Updated on July 2, 2009

 Lynn Austin is a powerful writer reknowned for her compelling historicals that weave events in the past together with the universal struggles we face today with love, God, and our life's purpose. In Fire by Night, the story focuses on two women from completely different backgrounds whose experiences during the Civil War find them led to each other in the most unusual way.

Considered an historical inspirational romance, Ms. Austin vividly describes what life was like living in 1861 during the start of the war, and how no one was quite prepared for the number of lives that were lost. Julia Hoffman is a young socialite from Viriginia, with little thought to her future, other than to be married and have lasting happiness. But the war's cruel reality forces her to meet her fears and step out in faith. She leaves the comfort of her home to follow God's calling for her life, much to the disdain of her family. Phoebe Bigelow, a Pennsylvanian farm girl with no desire to fall into the expected womenly role of her time, is not afraid to show support to her country. Left as an orphan in the absence of her brothers' care, she leaves home and pursues a new life in order to show her loyalty. By the time Julia and Phoebe's paths cross, the war becomes deadlier than originally thought, and both women struggle to make sense of what they see happen around them as the war drags on for 4 years. They become friends, encouraging each other to live according to God's calling, despite the opposition they face from the people they respect the most.

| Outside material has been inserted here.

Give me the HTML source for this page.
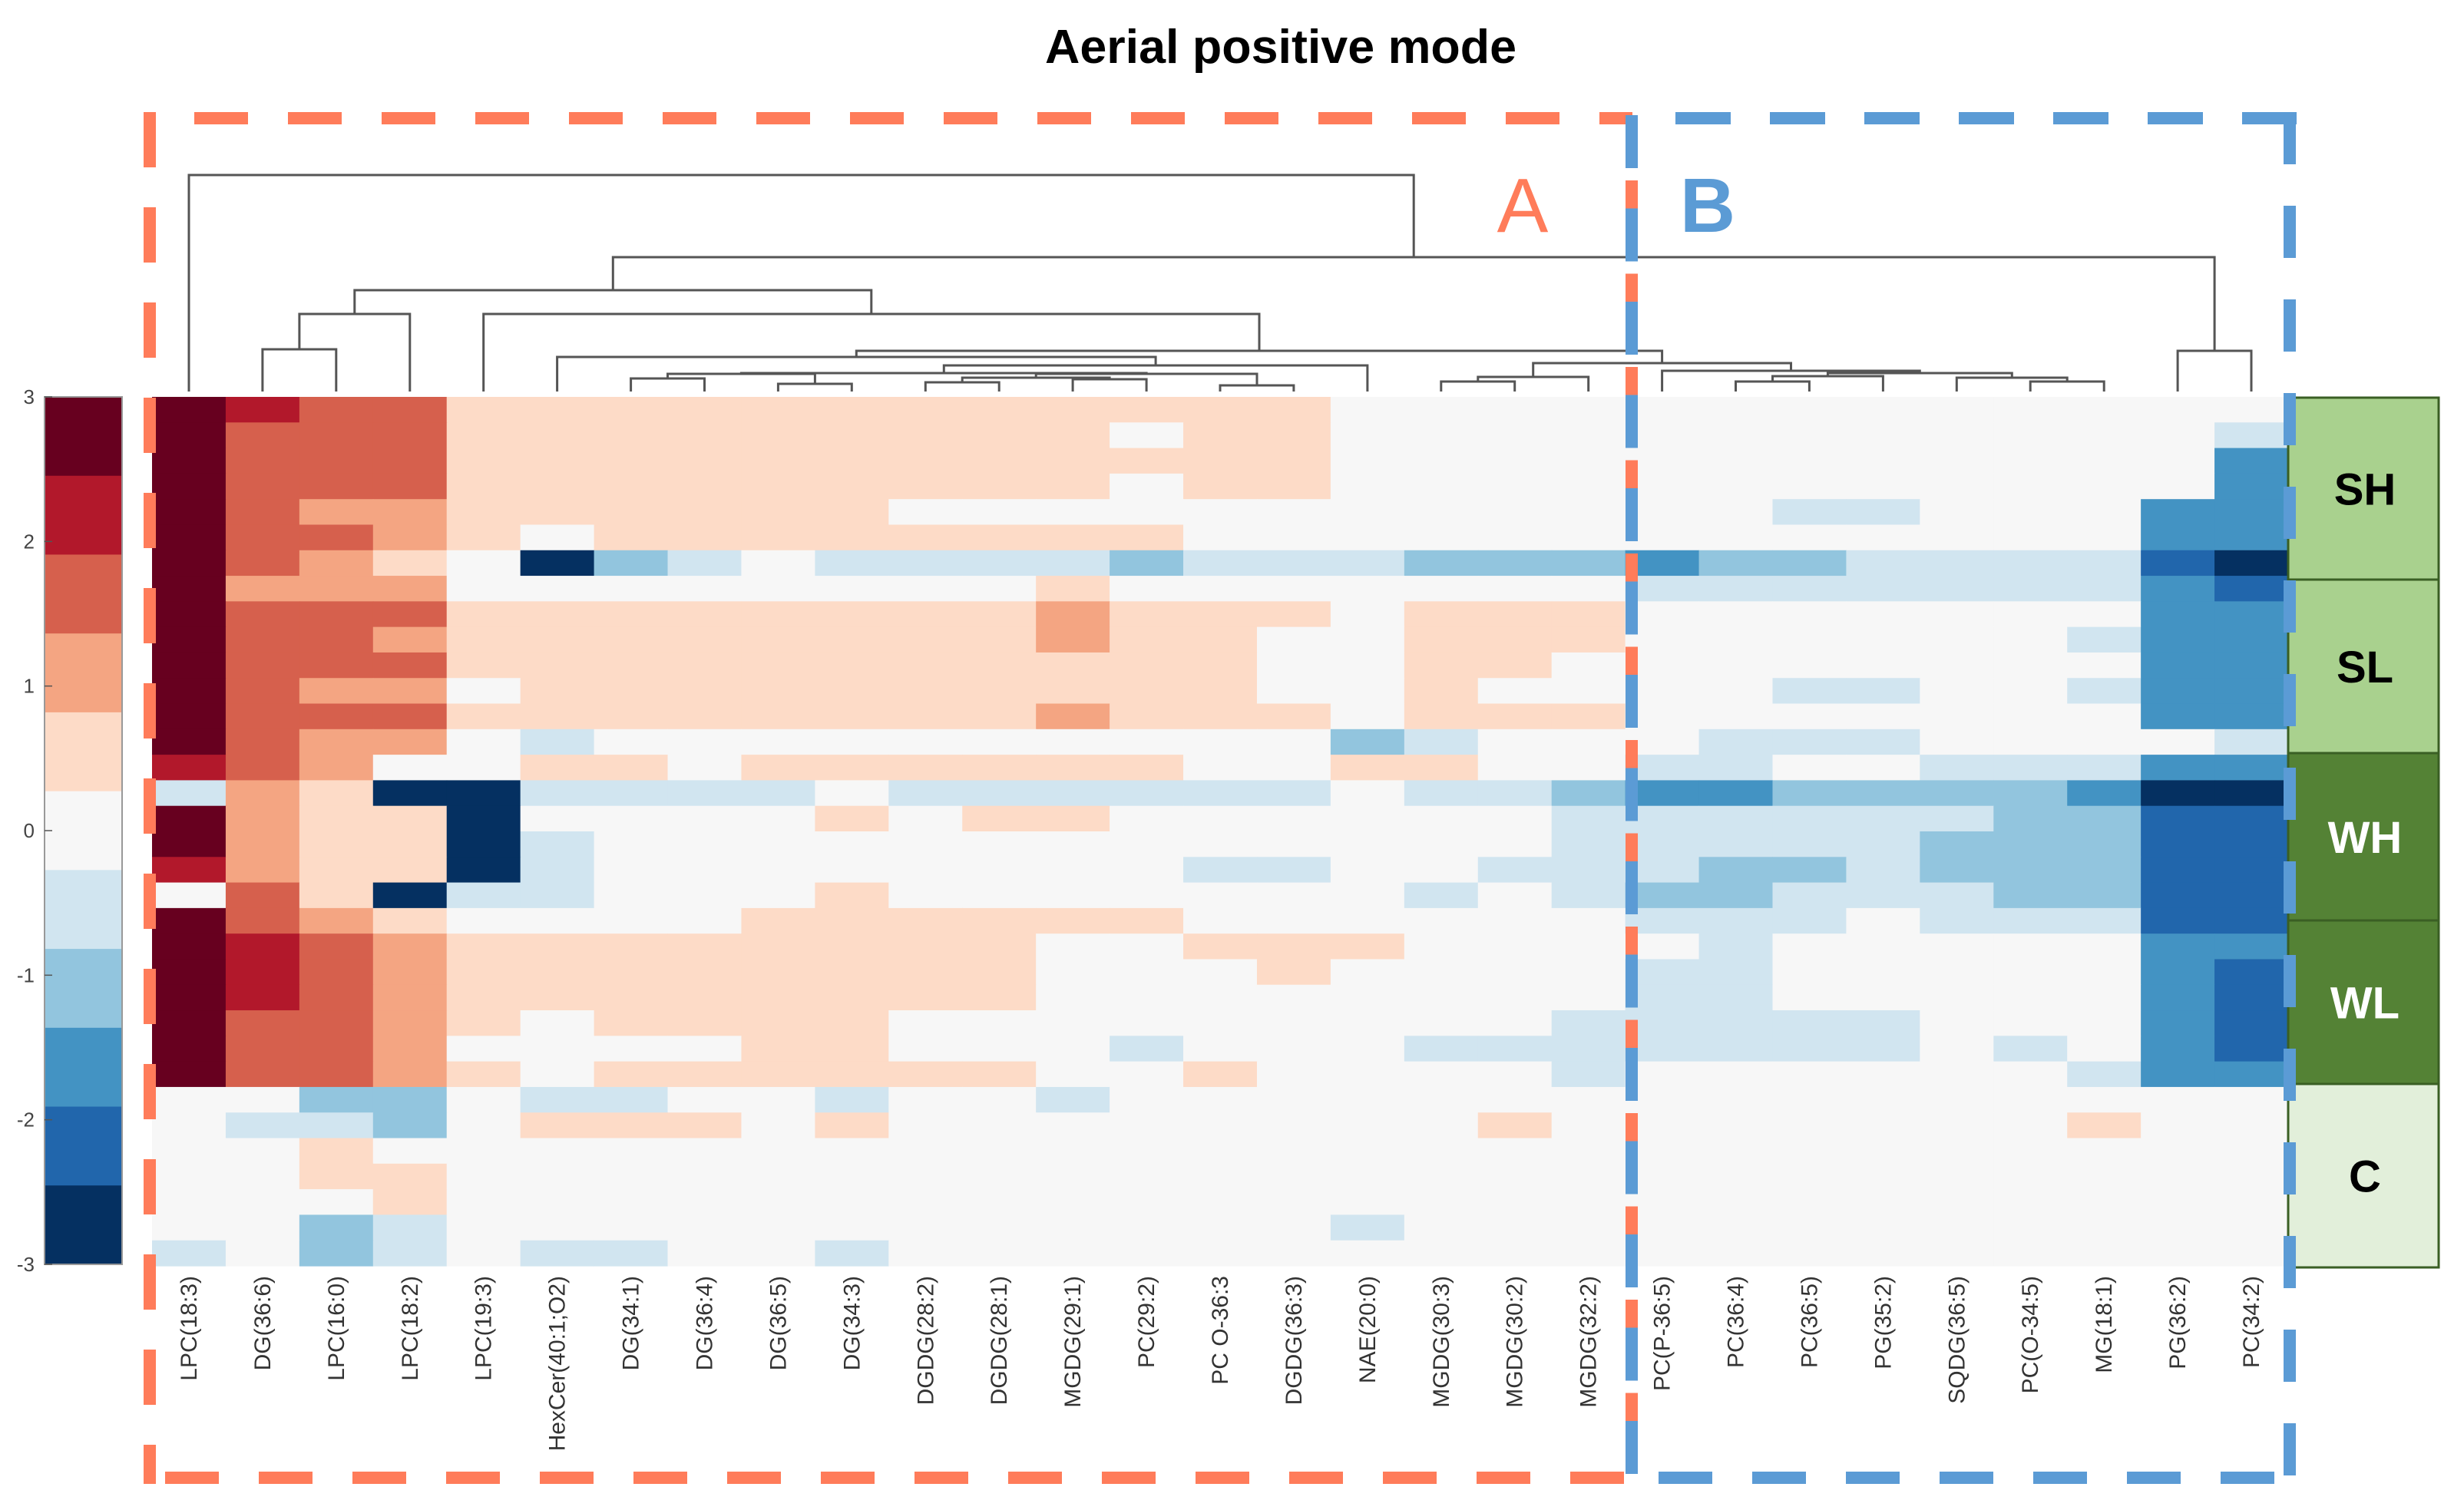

Fire by Night addresses more than just the issue of sociological differences that divided the Yankees from the Confederates - it explored the raw suffering from both sides, the black slaves caught in the middle; yet there were also prejudices that went beyond color barriers during that time. Women's rights were nonexistant. Surprisingly, there were strong feelings for and against changing how society viewed women, just by women themselves! Few were the men who upheld the notion that women were more than just the husband's property.

This book is also a chilling reminder of how our nation once battled against its brothers over vastly different opinions, much like what goes on today. Just like the people in the 1860s, today many find it hard to tolerate new ideas, even to the point of making distinctions between classes, races, and political groups to prove their own agendas. And with our President Barack Obama in power, his role with America right now certainly mimicks in many ways Abraham Lincoln's term as President.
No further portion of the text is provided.